Insider threats are potentially harmful acts carried out by authorized personnel, both intentionally (sabotage, intellectual property theft) and unintentionally (careless use of computing resources). Recent reports show that 53 percent of organizations and 42 percent of U.S. federal agencies are suffering from insider threats every year. As malicious insiders’ activities make up only a small portion of user activities in a wide range of domains (web and file access, email history), they are difficult to detect and distinguish from legitimate ones.
Le and Zincir-Heywood developed and tested insider threat detection systems based on supervised machine learning algorithms. The systems were developed by training the algorithms on an initial set of malicious and normal users’ data, as confirmed by the manual findings of security analysts. Each system made use of activity log data streams as background for data analysis. These streams included web history, email log and file access, as well as organization structure and user information. This data was readied for analysis by extracting the specific data features related to frequency and file statistics such as the number of emails sent and file size.
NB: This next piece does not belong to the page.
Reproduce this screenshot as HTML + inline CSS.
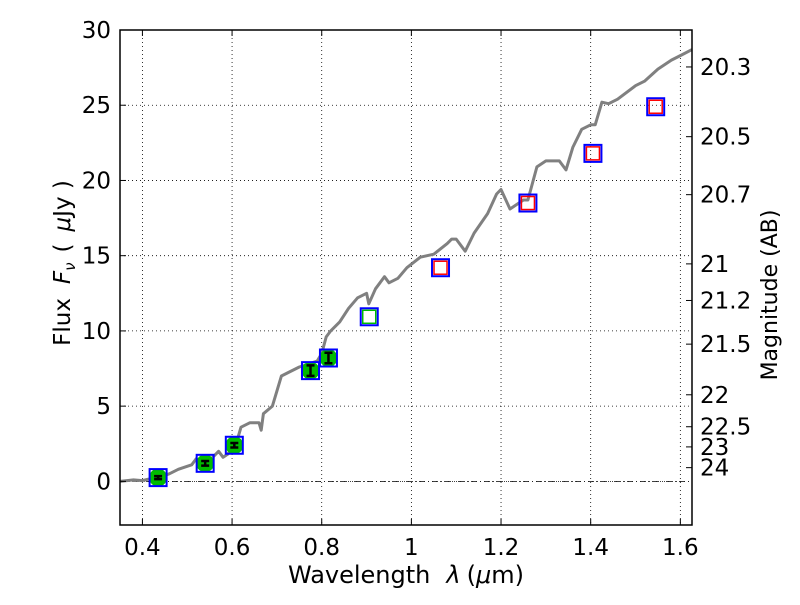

Systems using Logistic Regression, Random Forest and Artificial Neural Network algorithms were compared using the publicly available insider threat dataset from CERT, simulating an organization with 2000 employees over a period of 18 months. The training data was limited to a maximum of 400 identified “normal” and “malicious” users from only the first 37 weeks, to simulate real-word environments where such data is obtained from a restricted set of sources.
There appear to be trade-offs between the detection rate of all malicious threats and the precision with which the threats are identified; precise results excluding false flags. Logistic Regression achieved high detection rates, while suffering from low precision. The Random Forest algorithm showed very good precision while the Artificial Neural Network gave better malicious insider detection rates in most of the cases tested. One of the four tested insider threat scenarios was shown to be the hardest to detect in all cases. This scenario entailed company insiders surfing job websites and soliciting employment from a competitor, then using a thumb drive to steal company data before leaving. Those malicious actions were performed over a period of 2 months on average, making them hard to detect.
This study shows that a machine learning detection system was able to detect malicious insiders with only limited system training. Different algorithms have different strengths. For example, the high precision Random Forest algorithm can be employed where monitoring resources are limited, whereas the Artificial Neural Network provides higher detection rates, albeit with more false alarms.
It is possible for machine learning algorithms to detect malicious insider threat activity.